Source data:
+ + + + + + +
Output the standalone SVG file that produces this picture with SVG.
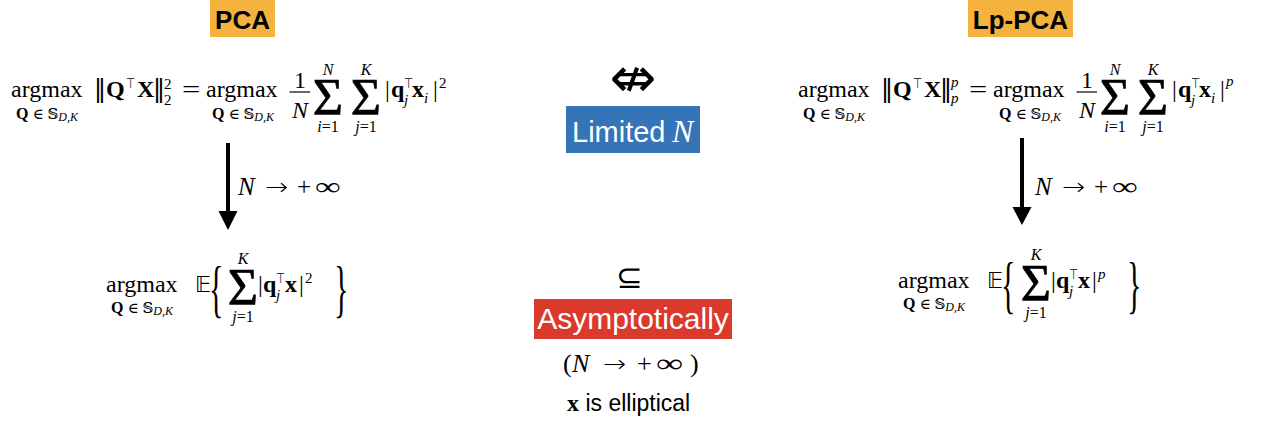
<svg xmlns="http://www.w3.org/2000/svg" width="1263" height="425" viewBox="0 0 1263 425">
<style>
.m{font-family:"Liberation Serif","DejaVu Serif",serif;fill:#000}
.bf{font-weight:bold}
.it{font-style:italic}
.dv{font-family:"DejaVu Serif","DejaVu Sans",serif}
.sym{font-family:"DejaVu Sans",sans-serif}
.lt{font-family:"DejaVu Sans",sans-serif;font-weight:200}
.ss{font-family:"Liberation Sans","Arial",sans-serif}
.lbl{font-family:"Liberation Sans","Arial",sans-serif;font-weight:bold;fill:#000}
.sig{font-family:"Liberation Serif","DejaVu Serif",serif;stroke:#000;stroke-width:0.7}
.wt{fill:#fff}
</style>
<defs>
<g id="sub-q">
<text class="m" x="0" y="0" text-anchor="middle" font-size="15"><tspan class="bf" font-size="16">Q</tspan><tspan class="dv" dx="4">∈</tspan><tspan class="dv" dx="4">𝕊</tspan><tspan class="it" font-size="12" dy="2">D,K</tspan></text>
</g>
<g id="top-t">
<text class="sym" x="0" y="0" font-size="14" transform="scale(0.75 1)">⊤</text>
</g>
<g id="eq">
<text class="m" x="0" y="0" font-size="24" transform="scale(1.35 1)">=</text>
</g>
<g id="to">
<text class="lt" x="0" y="0" font-size="24" transform="scale(1.15 1)">→</text>
</g>
</defs>

<g id="connectors">
<line x1="228" y1="143" x2="228" y2="213" stroke="#000" stroke-width="4"/>
<polygon points="218.5,211 237.5,211 228,230" fill="#000"/>
<line x1="1022" y1="138" x2="1022" y2="208" stroke="#000" stroke-width="4"/>
<polygon points="1012.5,207 1031.5,207 1022,225" fill="#000"/>
</g>

<g id="label-pca">
<rect x="210" y="0" width="65" height="37" fill="#f4b23e"/>
<text class="lbl" x="242.5" y="28.5" font-size="26" text-anchor="middle">PCA</text>
</g>

<g id="label-lppca">
<rect x="968" y="0" width="105" height="37" fill="#f4b23e"/>
<text class="lbl" x="1020.5" y="28.5" font-size="26" text-anchor="middle">Lp-PCA</text>
</g>

<g id="pca-finite" font-size="24">
<text class="m" x="11" y="97">argmax</text>
<use href="#sub-q" x="47" y="119"/>
<text class="m sym" x="94" y="97">‖</text>
<text class="m bf" x="106" y="97">Q</text>
<use href="#top-t" x="126" y="88"/>
<text class="m bf" x="137" y="97">X</text>
<text class="m sym" x="153" y="97">‖</text>
<text class="m" x="164" y="89" font-size="15">2</text>
<text class="m" x="164" y="105" font-size="15">2</text>
<use href="#eq" x="182" y="97"/>
<text class="m" x="206" y="97">argmax</text>
<use href="#sub-q" x="243" y="119"/>
<text class="m" x="300" y="88" text-anchor="middle">1</text>
<line x1="289.5" y1="92" x2="310" y2="92" stroke="#000" stroke-width="1.2"/>
<text class="m it" x="300" y="118" text-anchor="middle">N</text>
<text class="sig" x="328" y="115" font-size="52" text-anchor="middle">Σ</text>
<text class="m it" x="328" y="75" font-size="16" text-anchor="middle">N</text>
<text class="m it" x="328" y="132" font-size="16" text-anchor="middle">i<tspan font-style="normal">=1</tspan></text>
<text class="sig" x="366" y="115" font-size="52" text-anchor="middle">Σ</text>
<text class="m it" x="366" y="75" font-size="16" text-anchor="middle">K</text>
<text class="m it" x="366" y="132" font-size="16" text-anchor="middle">j<tspan font-style="normal">=1</tspan></text>
<text class="m" x="385" y="97">|</text>
<text class="m bf" x="391" y="97">q</text>
<use href="#top-t" x="404" y="88"/>
<text class="m it" x="404" y="105" font-size="15">j</text>
<text class="m bf" x="412" y="97">x</text>
<text class="m it" x="424" y="103" font-size="15">i</text>
<text class="m" x="433" y="97">|</text>
<text class="m" x="439" y="88" font-size="15">2</text>
</g>

<g id="lppca-finite" font-size="24">
<text class="m" x="798" y="97">argmax</text>
<use href="#sub-q" x="834" y="119"/>
<text class="m sym" x="881" y="97">‖</text>
<text class="m bf" x="893" y="97">Q</text>
<use href="#top-t" x="913" y="88"/>
<text class="m bf" x="924" y="97">X</text>
<text class="m sym" x="940" y="97">‖</text>
<text class="m it" x="951" y="87" font-size="15">p</text>
<text class="m it" x="951" y="103" font-size="15">p</text>
<use href="#eq" x="969" y="97"/>
<text class="m" x="993" y="97">argmax</text>
<use href="#sub-q" x="1030" y="119"/>
<text class="m" x="1087" y="88" text-anchor="middle">1</text>
<line x1="1076.5" y1="92" x2="1097" y2="92" stroke="#000" stroke-width="1.2"/>
<text class="m it" x="1087" y="118" text-anchor="middle">N</text>
<text class="sig" x="1115" y="115" font-size="52" text-anchor="middle">Σ</text>
<text class="m it" x="1115" y="75" font-size="16" text-anchor="middle">N</text>
<text class="m it" x="1115" y="132" font-size="16" text-anchor="middle">i<tspan font-style="normal">=1</tspan></text>
<text class="sig" x="1153" y="115" font-size="52" text-anchor="middle">Σ</text>
<text class="m it" x="1153" y="75" font-size="16" text-anchor="middle">K</text>
<text class="m it" x="1153" y="132" font-size="16" text-anchor="middle">j<tspan font-style="normal">=1</tspan></text>
<text class="m" x="1172" y="97">|</text>
<text class="m bf" x="1178" y="97">q</text>
<use href="#top-t" x="1191" y="88"/>
<text class="m it" x="1191" y="105" font-size="15">j</text>
<text class="m bf" x="1199" y="97">x</text>
<text class="m it" x="1211" y="103" font-size="15">i</text>
<text class="m" x="1220" y="97">|</text>
<text class="m it" x="1226" y="86" font-size="15">p</text>
</g>

<g id="limit-left" font-size="25">
<text class="m it" x="238" y="195">N</text>
<use href="#to" x="265" y="195"/>
<text class="m" x="297" y="195">+</text>
<text class="m" x="0" y="0" transform="translate(315 195) scale(1.45 1)">∞</text>
</g>

<g id="limit-right" font-size="25">
<text class="m it" x="1035" y="195">N</text>
<use href="#to" x="1062" y="195"/>
<text class="m" x="1094" y="195">+</text>
<text class="m" x="0" y="0" transform="translate(1112 195) scale(1.45 1)">∞</text>
</g>

<g id="pca-asymptotic" font-size="24">
<text class="m" x="106" y="292">argmax</text>
<use href="#sub-q" x="142" y="313"/>
<text class="lt" x="195" y="292" font-size="22">𝔼</text>
<text class="m" x="0" y="0" font-size="30" transform="translate(209 310) scale(1 2.1)">{</text>
<text class="sig" x="243" y="305" font-size="52" text-anchor="middle">Σ</text>
<text class="m it" x="243" y="264" font-size="16" text-anchor="middle">K</text>
<text class="m it" x="243" y="322" font-size="16" text-anchor="middle">j<tspan font-style="normal">=1</tspan></text>
<text class="m" x="258" y="292">|</text>
<text class="m bf" x="263" y="292">q</text>
<use href="#top-t" x="276" y="283"/>
<text class="m it" x="276" y="300" font-size="15">j</text>
<text class="m bf" x="285" y="292">x</text>
<text class="m" x="299" y="292">|</text>
<text class="m" x="305" y="283" font-size="15">2</text>
<text class="m" x="0" y="0" font-size="30" transform="translate(334 310) scale(1 2.1)">}</text>
</g>

<g id="lppca-asymptotic" font-size="24">
<text class="m" x="898" y="288">argmax</text>
<use href="#sub-q" x="934" y="309"/>
<text class="lt" x="987" y="288" font-size="22">𝔼</text>
<text class="m" x="0" y="0" font-size="30" transform="translate(1001 306) scale(1 2.1)">{</text>
<text class="sig" x="1036" y="301" font-size="52" text-anchor="middle">Σ</text>
<text class="m it" x="1036" y="260" font-size="16" text-anchor="middle">K</text>
<text class="m it" x="1036" y="318" font-size="16" text-anchor="middle">j<tspan font-style="normal">=1</tspan></text>
<text class="m" x="1051" y="288">|</text>
<text class="m bf" x="1056" y="288">q</text>
<use href="#top-t" x="1069" y="279"/>
<text class="m it" x="1069" y="296" font-size="15">j</text>
<text class="m bf" x="1078" y="288">x</text>
<text class="m" x="1092" y="288">|</text>
<text class="m it" x="1098" y="279" font-size="15">p</text>
<text class="m" x="0" y="0" font-size="30" transform="translate(1127 306) scale(1 2.1)">}</text>
</g>

<g id="not-equivalent">
<text class="sym" x="633" y="97" font-size="56" text-anchor="middle">⇎</text>
</g>

<g id="limited-n">
<rect x="566" y="106" width="134" height="47" fill="#3574b7"/>
<text class="ss wt" x="572" y="142" font-size="29">Limited</text>
<text class="m it wt" x="672" y="142" font-size="32">N</text>
</g>

<g id="subset">
<text class="lt" x="629" y="288" font-size="32" text-anchor="middle">⊆</text>
</g>

<g id="asymptotically">
<rect x="534" y="299" width="198" height="40" fill="#d93a2b"/>
<text class="ss wt" x="633" y="329" font-size="30" text-anchor="middle">Asymptotically</text>
</g>

<g id="condition" font-size="26">
<text class="m" x="563" y="372">(</text>
<text class="m it" x="572" y="372">N</text>
<use href="#to" x="603" y="372"/>
<text class="m" x="637" y="372">+</text>
<text class="m" x="0" y="0" transform="translate(656 372) scale(1.45 1)">∞</text>
<text class="m" x="690" y="372">)</text>
<text x="567" y="411"><tspan class="m bf" font-size="24">x</tspan><tspan class="ss" font-size="23"> is elliptical</tspan></text>
</g>
</svg>
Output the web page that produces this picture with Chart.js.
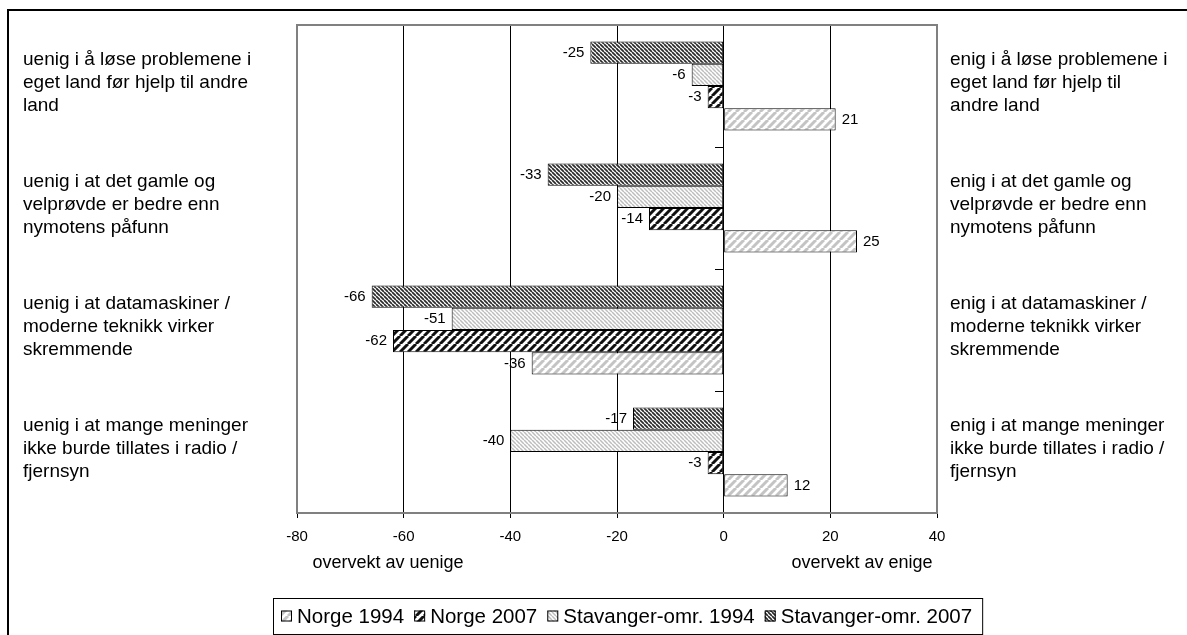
<!DOCTYPE html>
<html>
<head>
<meta charset="utf-8">
<script src="https://cdn.jsdelivr.net/npm/chart.js@4.4.0/dist/chart.umd.min.js"></script>
<style>
  html, body { margin: 0; padding: 0; background: #fff; }
  canvas { display: block; }
</style>
</head>
<body>
<canvas id="barChart" width="1187" height="635"></canvas>
<script>
const leftLabels = [
    ['uenig i å løse problemene i', 'eget land før hjelp til andre', 'land'],
    ['uenig i at det gamle og', 'velprøvde er bedre enn', 'nymotens påfunn'],
    ['uenig i at datamaskiner /', 'moderne teknikk virker', 'skremmende'],
    ['uenig i at mange meninger', 'ikke burde tillates i radio /', 'fjernsyn']
];
const rightLabels = [
    ['enig i å løse problemene i', 'eget land før hjelp til', 'andre land'],
    ['enig i at det gamle og', 'velprøvde er bedre enn', 'nymotens påfunn'],
    ['enig i at datamaskiner /', 'moderne teknikk virker', 'skremmende'],
    ['enig i at mange meninger', 'ikke burde tillates i radio /', 'fjernsyn']
];

// top to bottom inside each group
const seriesNames = ['Stavanger-omr. 2007', 'Stavanger-omr. 1994', 'Norge 2007', 'Norge 1994'];
const stavanger2007 = [-25, -33, -66, -17];
const stavanger1994 = [-6, -20, -51, -40];
const norge2007 = [-3, -14, -62, -3];
const norge1994 = [21, 25, -36, 12];

const xMin = -80, xMax = 40, xStep = 20;
const leftTitle = 'overvekt av uenige';
const rightTitle = 'overvekt av enige';

const FONT = '"Liberation Sans", Arial, sans-serif';

function makeStripes(color, period, width, forward) {
    const c = document.createElement('canvas');
    c.width = c.height = period;
    const g = c.getContext('2d');
    g.fillStyle = '#ffffff';
    g.fillRect(0, 0, period, period);
    g.strokeStyle = color;
    g.lineWidth = width;
    g.beginPath();
    [-period, 0, period].forEach(o => {
        if (forward) {
            g.moveTo(o, period);
            g.lineTo(o + period, 0);
        } else {
            g.moveTo(o, 0);
            g.lineTo(o + period, period);
        }
    });
    g.stroke();
    return g.createPattern(c, 'repeat');
}

const ctx = document.getElementById('barChart').getContext('2d');

const fills = [
    makeStripes('#2a2a2a', 4, 1.7, false),
    makeStripes('#bdbdbd', 4, 1.5, false),
    makeStripes('#111111', 8, 3, true),
    makeStripes('#c4c4c4', 8, 3, true)
];
const values = [stavanger2007, stavanger1994, norge2007, norge1994];

const framePlugin = {
    id: 'frame',
    beforeDraw(chart) {
        const c = chart.ctx;
        c.save();
        c.fillStyle = '#fff';
        c.fillRect(0, 0, chart.width, chart.height);
        c.strokeStyle = '#000';
        c.lineWidth = 2;
        c.beginPath();
        c.moveTo(8, chart.height);
        c.lineTo(8, 10);
        c.lineTo(chart.width, 10);
        c.stroke();
        c.restore();
    },
    beforeDatasetsDraw(chart) {
        const a = chart.chartArea, c = chart.ctx;
        c.save();
        c.strokeStyle = '#808080';
        c.lineWidth = 2;
        c.strokeRect(a.left, a.top, a.right - a.left, a.bottom - a.top);
        c.restore();
    }
};

const valueLabels = {
    id: 'valueLabels',
    afterDatasetsDraw(chart) {
        const c = chart.ctx;
        c.save();
        c.font = '15px ' + FONT;
        c.fillStyle = '#000';
        c.textBaseline = 'middle';
        chart.data.datasets.forEach((ds, i) => {
            chart.getDatasetMeta(i).data.forEach((bar, j) => {
                const v = ds.data[j];
                if (v < 0) {
                    c.textAlign = 'right';
                    c.fillText(String(v), bar.x - 6, bar.y);
                } else {
                    c.textAlign = 'left';
                    c.fillText(String(v), bar.x + 6, bar.y);
                }
            });
        });
        c.restore();
    }
};

const sideText = {
    id: 'sideText',
    afterDraw(chart) {
        const c = chart.ctx;
        const y = chart.scales.y;
        c.save();
        c.fillStyle = '#000';
        c.textBaseline = 'middle';
        c.font = '19px ' + FONT;
        c.textAlign = 'left';
        leftLabels.forEach((lines, i) => {
            const cy = y.getPixelForValue(i) - 3;
            lines.forEach((t, k) => c.fillText(t, 23, cy + (k - 1) * 23));
        });
        rightLabels.forEach((lines, i) => {
            const cy = y.getPixelForValue(i) - 3;
            lines.forEach((t, k) => c.fillText(t, 950, cy + (k - 1) * 23));
        });

        // axis side titles
        c.font = '18px ' + FONT;
        c.textAlign = 'center';
        c.fillText(leftTitle, 388, 563);
        c.fillText(rightTitle, 862, 563);

        // legend box
        const items = chart.data.datasets.map((ds, i) => ({ label: ds.label, fill: ds.backgroundColor })).reverse();
        c.font = '20.5px ' + FONT;
        const box = 11, gapBox = 5, gapItem = 10, padL = 8, padR = 10;
        const widths = items.map(it => c.measureText(it.label).width);
        let total = padL + padR + gapItem * (items.length - 1);
        widths.forEach(w => total += box + gapBox + w);
        const lx = Math.round(628 - total / 2), ly = 598, lh = 36;
        c.strokeStyle = '#000';
        c.lineWidth = 1;
        c.strokeRect(lx + 0.5, ly + 0.5, total, lh);
        let x = lx + padL;
        const cy = ly + lh / 2;
        c.textAlign = 'left';
        items.forEach((it, i) => {
            c.fillStyle = it.fill;
            c.fillRect(x, cy - box / 2, box, box);
            c.strokeStyle = '#000';
            c.strokeRect(x + 0.5, cy - box / 2 + 0.5, box - 1, box - 1);
            x += box + gapBox;
            c.fillStyle = '#000';
            c.fillText(it.label, x, cy + 1);
            x += widths[i] + gapItem;
        });
        c.restore();
    }
};

new Chart(ctx, {
    type: 'bar',
    data: {
        labels: leftLabels.map(l => l.join(' ')),
        datasets: seriesNames.map((name, i) => ({
            label: name,
            data: values[i],
            backgroundColor: fills[i],
            borderColor: '#000',
            borderWidth: 1,
            borderSkipped: false,
            categoryPercentage: 0.73,
            barPercentage: 1
        }))
    },
    options: {
        indexAxis: 'y',
        responsive: false,
        animation: false,
        layout: {
            padding: { left: 297, right: 250, top: 25, bottom: 0 }
        },
        plugins: {
            legend: { display: false },
            tooltip: { enabled: false }
        },
        scales: {
            x: {
                min: xMin,
                max: xMax,
                ticks: {
                    stepSize: xStep,
                    color: '#000',
                    padding: 10,
                    font: { family: FONT, size: 15 }
                },
                grid: {
                    color: '#000',
                    lineWidth: 1,
                    tickLength: 5
                },
                border: { color: '#000', width: 1 },
                afterFit(scale) { scale.height = 122; }
            },
            y: {
                position: { x: 0 },
                ticks: { display: false },
                grid: {
                    drawOnChartArea: false,
                    color: '#000',
                    tickLength: 8
                },
                border: { color: '#000', width: 1 }
            }
        }
    },
    plugins: [framePlugin, valueLabels, sideText]
});
</script>
</body>
</html>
+ + + + + + +
» TASK GOAL
Select every line in the material above where the string "that" occurs, and copy it.

» EXPECTED OUTPUT
Output the standalone SVG file that produces this picture with SVG.
Output the web page that produces this picture with Chart.js.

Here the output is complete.